Give every line back verbatim, dropping all images.
● ● ● ●
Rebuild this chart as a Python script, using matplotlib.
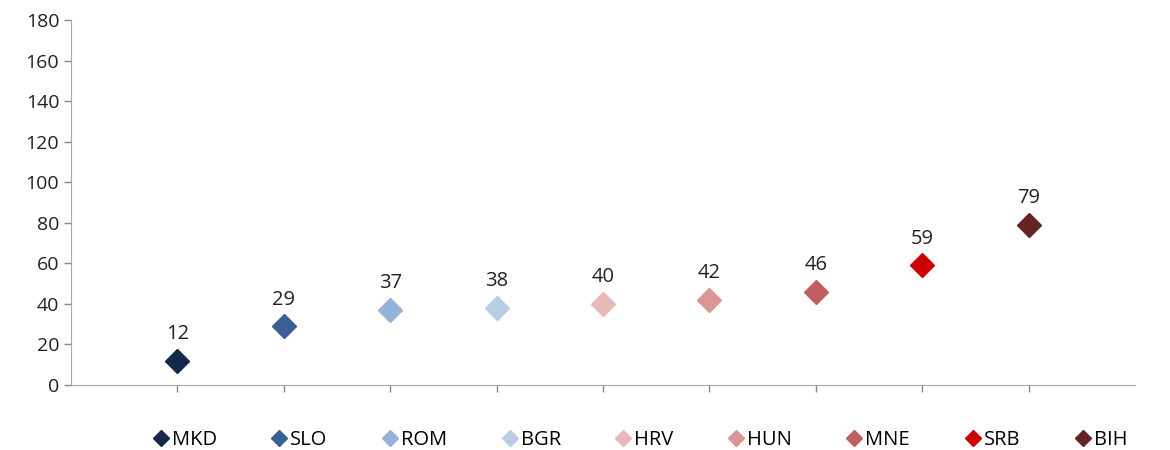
import matplotlib.pyplot as plt

plt.rcParams['font.family'] = ['Open Sans', 'DejaVu Sans']

countries = ["MKD", "SLO", "ROM", "BGR", "HRV", "HUN", "MNE", "SRB", "BIH"]
values = [12, 29, 37, 38, 40, 42, 46, 59, 79]
colors = ["#14284B", "#3A5F94", "#95B3D7", "#B9CDE5", "#E6B9B8",
          "#D99694", "#C0605E", "#CC0000", "#632523"]

fig = plt.figure(figsize=(11.7, 4.5), dpi=100)
ax = fig.add_axes([0.0607, 0.1444, 0.9093, 0.8112])

for i, (name, val, col) in enumerate(zip(countries, values, colors)):
    ax.plot(i + 1, val, marker="D", markersize=12, color=col,
            linestyle="none", label=name)
    ax.annotate(str(val), (i + 1, val), xytext=(0, 12), textcoords="offset points",
                ha="center", va="bottom", fontsize=14.5, color="#222222")

ax.set_xlim(0, 10)
ax.set_ylim(0, 180)
ax.set_yticks(range(0, 181, 20))
ax.set_xticks(range(1, 10))
ax.set_xticklabels([])
ax.tick_params(axis="both", colors="#888888", length=5, width=1,
               labelcolor="#222222", labelsize=14)
ax.tick_params(axis="x", direction="out")
for s in ["top", "right"]:
    ax.spines[s].set_visible(False)
for s in ["left", "bottom"]:
    ax.spines[s].set_color("#A6A6A6")

fig.legend(loc="center", bbox_to_anchor=(0.546, 0.022), ncol=9, frameon=False,
           fontsize=14.5, markerscale=0.65, handletextpad=0.05, columnspacing=2.6,
           handlelength=1.0)

fig.savefig("out.png", dpi=100)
● ● ● ●
● Exercise response:
Rebuild this chart as a Python script, using matplotlib.
import matplotlib.pyplot as plt

plt.rcParams['font.family'] = ['Open Sans', 'DejaVu Sans']

countries = ["MKD", "SLO", "ROM", "BGR", "HRV", "HUN", "MNE", "SRB", "BIH"]
values = [12, 29, 37, 38, 40, 42, 46, 59, 79]
colors = ["#14284B", "#3A5F94", "#95B3D7", "#B9CDE5", "#E6B9B8",
          "#D99694", "#C0605E", "#CC0000", "#632523"]

fig = plt.figure(figsize=(11.7, 4.5), dpi=100)
ax = fig.add_axes([0.0607, 0.1444, 0.9093, 0.8112])

for i, (name, val, col) in enumerate(zip(countries, values, colors)):
    ax.plot(i + 1, val, marker="D", markersize=12, color=col,
            linestyle="none", label=name)
    ax.annotate(str(val), (i + 1, val), xytext=(0, 12), textcoords="offset points",
                ha="center", va="bottom", fontsize=14.5, color="#222222")

ax.set_xlim(0, 10)
ax.set_ylim(0, 180)
ax.set_yticks(range(0, 181, 20))
ax.set_xticks(range(1, 10))
ax.set_xticklabels([])
ax.tick_params(axis="both", colors="#888888", length=5, width=1,
               labelcolor="#222222", labelsize=14)
ax.tick_params(axis="x", direction="out")
for s in ["top", "right"]:
    ax.spines[s].set_visible(False)
for s in ["left", "bottom"]:
    ax.spines[s].set_color("#A6A6A6")

fig.legend(loc="center", bbox_to_anchor=(0.546, 0.022), ncol=9, frameon=False,
           fontsize=14.5, markerscale=0.65, handletextpad=0.05, columnspacing=2.6,
           handlelength=1.0)

fig.savefig("out.png", dpi=100)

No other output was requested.